▶ [YOUR GOAL]
Return the material exactly, first line through the line containing "dwell_err = [3.5, 3.3, 3.7]", and nothing more. Pictures stay out.

## Start RAW DATA

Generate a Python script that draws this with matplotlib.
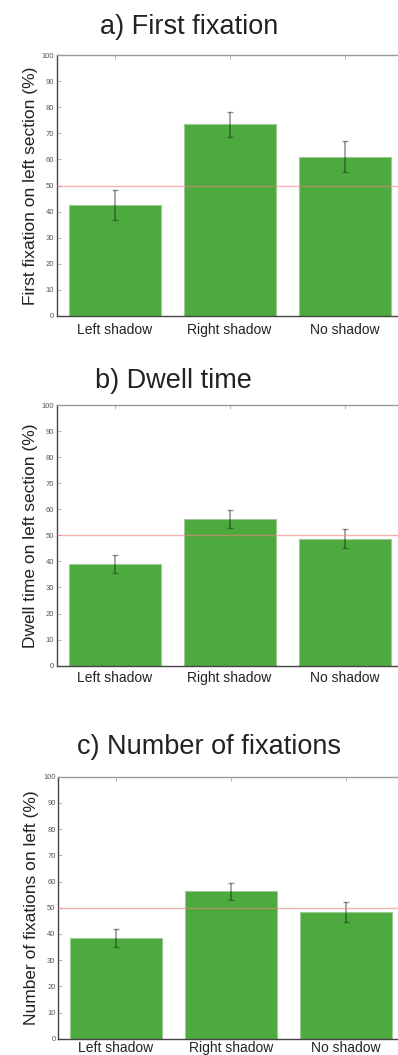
"""
Eye-tracking results: three bar panels (first fixation, dwell time, number of fixations)
"""
import numpy as np
import matplotlib
matplotlib.use("Agg")
import matplotlib.pyplot as plt
from matplotlib.transforms import ScaledTranslation

plt.rcParams["font.family"] = ["Liberation Sans", "DejaVu Sans"]

# ── data ──────────────────────────────────────────────────────────────────────
conditions = ["Left shadow", "Right shadow", "No shadow"]

first_fix = [42.5, 73.5, 61.0]
first_fix_err = [5.8, 4.8, 6.0]

dwell = [39.0, 56.3, 48.7]
dwell_err = [3.5, 3.3, 3.7]

n_fix = [38.5, 56.2, 48.4]
n_fix_err = [3.5, 3.2, 3.7]

chance = 50
yticks = list(range(0, 101, 10))

panels = [
    ("a) First fixation", "First fixation on left section (%)", first_fix, first_fix_err),
    ("b) Dwell time", "Dwell time on left section (%)", dwell, dwell_err),
    ("c) Number of fixations", "Number of fixations on left (%)", n_fix, n_fix_err),
]

W, H = 398, 1055
DPI = 100
fig = plt.figure(figsize=(W / DPI, H / DPI), dpi=DPI)

# left, top, bottom of each axes in px; title anchor (x, y-center) in px
boxes = [(57, 55, 316), (57, 405, 665.7), (58.3, 776.7, 1038.7)]
title_pos = [(100, 27), (95, 381), (77, 747)]
label_shift = [7, 0, 9]   # x tick labels sit slightly right of bar centres in a) and c)
label_pad = [5, 4, 1.5]

BAR_COLOR = "#4DAA3F"

for (title, ylabel, vals, errs), (left, top, bottom), (tx, ty), dx, pad in zip(
        panels, boxes, title_pos, label_shift, label_pad):
    ax = fig.add_axes([left / W, 1 - bottom / H, 345 / W, (bottom - top) / H])
    x = np.arange(len(conditions))

    ax.bar(x, vals, width=0.8, color=BAR_COLOR, edgecolor="#9cc994", linewidth=0.8, zorder=2)
    ax.errorbar(x, vals, yerr=errs, fmt="none", ecolor="#1a1a1a", alpha=0.45,
                elinewidth=1.2, capsize=2.5, capthick=1.0, zorder=3)
    ax.axhline(chance, color="#f08080", alpha=0.6, linewidth=1.0, zorder=4)

    ax.set_xlim(-0.5, 2.5)
    ax.set_ylim(0, 100)
    ax.set_yticks(yticks)
    ax.set_yticklabels([str(t) for t in yticks], fontsize=5.5, color="#555555")
    ax.set_xticks(x)
    ax.set_xticklabels(conditions, fontsize=10, color="#222222")
    for lab in ax.get_xticklabels():
        lab.set_transform(lab.get_transform() + ScaledTranslation(dx / DPI, 0, fig.dpi_scale_trans))

    ax.tick_params(axis="both", direction="in", length=3, width=0.6, color="#aaaaaa",
                   top=True, right=True)
    ax.tick_params(axis="x", pad=pad, length=3)
    ax.tick_params(axis="y", pad=2)

    for side in ["left", "bottom"]:
        ax.spines[side].set_color("#444444")
        ax.spines[side].set_linewidth(1.0)
    for side in ["top", "right"]:
        ax.spines[side].set_color("#999999")
        ax.spines[side].set_linewidth(1.0)

    ax.set_ylabel(ylabel, fontsize=12.5, color="#222222", labelpad=3)

    fig.text(tx / W, 1 - ty / H, title, fontsize=19.5, color="#222222",
             ha="left", va="center")

fig.savefig("out.png", dpi=DPI)
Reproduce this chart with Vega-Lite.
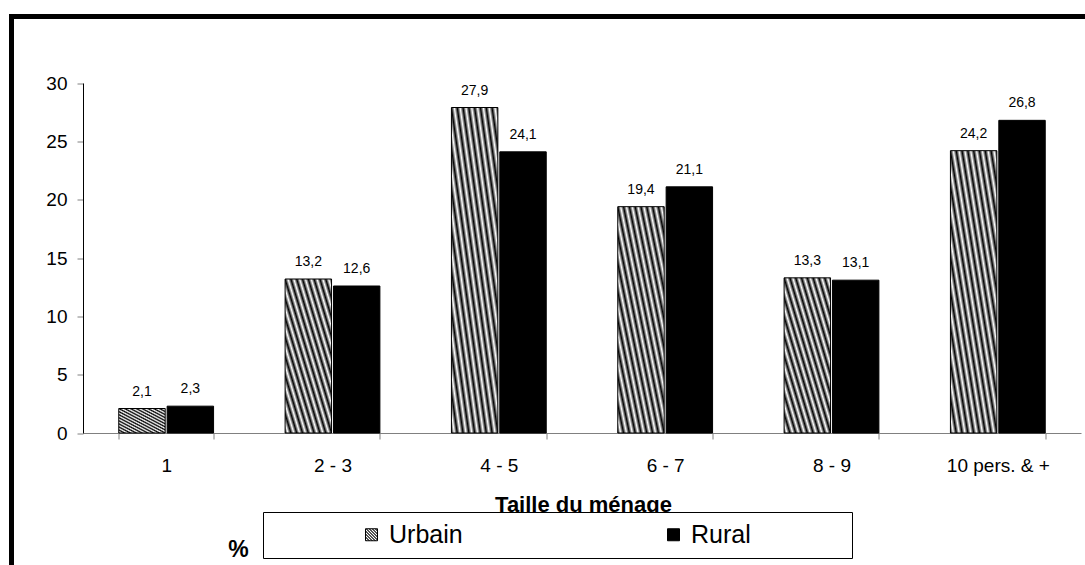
{
  "$schema": "https://vega.github.io/schema/vega-lite/v6.json",
  "width": 1073.5,
  "height": 548.5,
  "autosize": {"type": "none"},
  "padding": {"left": 11.5, "top": 16.5, "right": 0, "bottom": 0},
  "background": "#ffffff",
  "config": {
    "font": "Liberation Sans",
    "view": {"stroke": "#000000", "strokeWidth": 5, "strokeDash": [1073.5, 1622, 548.5, 0], "strokeCap": "square"},
    "locale": {"number": {"decimal": ",", "thousands": " ", "grouping": [3], "currency": ["", " €"]}}
  },
  "data": {
    "values": [
      {"taille": "1", "milieu": "Urbain", "pct": 2.1},
      {"taille": "1", "milieu": "Rural", "pct": 2.3},
      {"taille": "2 - 3", "milieu": "Urbain", "pct": 13.2},
      {"taille": "2 - 3", "milieu": "Rural", "pct": 12.6},
      {"taille": "4 - 5", "milieu": "Urbain", "pct": 27.9},
      {"taille": "4 - 5", "milieu": "Rural", "pct": 24.1},
      {"taille": "6 - 7", "milieu": "Urbain", "pct": 19.4},
      {"taille": "6 - 7", "milieu": "Rural", "pct": 21.1},
      {"taille": "8 - 9", "milieu": "Urbain", "pct": 13.3},
      {"taille": "8 - 9", "milieu": "Rural", "pct": 13.1},
      {"taille": "10 pers. & +", "milieu": "Urbain", "pct": 24.2},
      {"taille": "10 pers. & +", "milieu": "Rural", "pct": 26.8}
    ]
  },
  "encoding": {
    "x": {
      "field": "taille",
      "type": "nominal",
      "sort": ["1", "2 - 3", "4 - 5", "6 - 7", "8 - 9", "10 pers. & +"],
      "scale": {"range": [71.5, 1069.5], "paddingInner": 0.43, "paddingOuter": 0.215},
      "axis": {
        "title": "Taille du ménage",
        "titleFontSize": 22,
        "titleFontWeight": "bold",
        "titleColor": "#000000",
        "titleX": 571.5,
        "titleY": 78,
        "titleAlign": "center",
        "titleBaseline": "alphabetic",
        "offset": -132,
        "tickBand": "extent",
        "tickSize": 6,
        "tickColor": "#808080",
        "domainColor": "#808080",
        "labelFontSize": 19,
        "labelColor": "#000000",
        "labelPadding": 17,
        "labelAngle": 0,
        "grid": false
      }
    },
    "xOffset": {
      "field": "milieu",
      "type": "nominal",
      "sort": ["Urbain", "Rural"],
      "scale": {"paddingInner": 0.04}
    },
    "y": {
      "field": "pct",
      "type": "quantitative",
      "scale": {"domain": [0, 30], "range": [416.5, 66.5], "nice": false, "zero": true},
      "axis": {
        "title": "%",
        "titleAngle": 0,
        "titleX": 155,
        "titleY": 540,
        "titleAlign": "center",
        "titleBaseline": "alphabetic",
        "titleFontSize": 23,
        "titleFontWeight": "bold",
        "titleColor": "#000000",
        "offset": -71.5,
        "values": [0, 5, 10, 15, 20, 25, 30],
        "tickSize": 6,
        "tickColor": "#808080",
        "domainColor": "#000000",
        "labelPadding": 10,
        "labelFontSize": 19,
        "labelColor": "#000000",
        "grid": false
      }
    }
  },
  "layer": [
    {
      "mark": {"type": "bar", "stroke": "#000000", "strokeWidth": 1},
      "encoding": {
        "fill": {
          "field": "milieu",
          "type": "nominal",
          "scale": {
            "domain": ["Urbain", "Rural"],
            "range": [
              {"expr": "{gradient:'linear',x1:0,y1:1,x2:1,y2:0,stops:[{offset:0,color:'#000'},{offset:0.03125,color:'#fff'},{offset:0.0625,color:'#000'},{offset:0.09375,color:'#fff'},{offset:0.125,color:'#000'},{offset:0.15625,color:'#fff'},{offset:0.1875,color:'#000'},{offset:0.21875,color:'#fff'},{offset:0.25,color:'#000'},{offset:0.28125,color:'#fff'},{offset:0.3125,color:'#000'},{offset:0.34375,color:'#fff'},{offset:0.375,color:'#000'},{offset:0.40625,color:'#fff'},{offset:0.4375,color:'#000'},{offset:0.46875,color:'#fff'},{offset:0.5,color:'#000'},{offset:0.53125,color:'#fff'},{offset:0.5625,color:'#000'},{offset:0.59375,color:'#fff'},{offset:0.625,color:'#000'},{offset:0.65625,color:'#fff'},{offset:0.6875,color:'#000'},{offset:0.71875,color:'#fff'},{offset:0.75,color:'#000'},{offset:0.78125,color:'#fff'},{offset:0.8125,color:'#000'},{offset:0.84375,color:'#fff'},{offset:0.875,color:'#000'},{offset:0.90625,color:'#fff'},{offset:0.9375,color:'#000'},{offset:0.96875,color:'#fff'},{offset:1,color:'#000'}]}"},
              "#000000"
            ]
          },
          "legend": {
            "orient": "none",
            "legendX": 251.5,
            "legendY": 495.5,
            "direction": "horizontal",
            "title": ".",
            "titleOrient": "right",
            "titleFontSize": 8,
            "titleColor": "#ffffff",
            "titlePadding": 88,
            "strokeColor": "#000000",
            "fillColor": "#ffffff",
            "padding": 10,
            "symbolType": "square",
            "symbolSize": 144,
            "symbolStrokeColor": "#000000",
            "symbolStrokeWidth": 1,
            "symbolOffset": 86,
            "labelOffset": 5,
            "columnPadding": 112,
            "labelFontSize": 25,
            "labelColor": "#000000",
            "labelLimit": 400
          }
        }
      }
    },
    {
      "mark": {"type": "text", "baseline": "alphabetic", "dy": -13, "fontSize": 14, "fill": "#000000"},
      "encoding": {
        "text": {"field": "pct", "type": "quantitative", "format": ".1f"}
      }
    }
  ]
}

## End RAW DATA

▶ [THE REPLY]
Generate a Python script that draws this with matplotlib.
"""
Eye-tracking results: three bar panels (first fixation, dwell time, number of fixations)
"""
import numpy as np
import matplotlib
matplotlib.use("Agg")
import matplotlib.pyplot as plt
from matplotlib.transforms import ScaledTranslation

plt.rcParams["font.family"] = ["Liberation Sans", "DejaVu Sans"]

# ── data ──────────────────────────────────────────────────────────────────────
conditions = ["Left shadow", "Right shadow", "No shadow"]

first_fix = [42.5, 73.5, 61.0]
first_fix_err = [5.8, 4.8, 6.0]

dwell = [39.0, 56.3, 48.7]
dwell_err = [3.5, 3.3, 3.7]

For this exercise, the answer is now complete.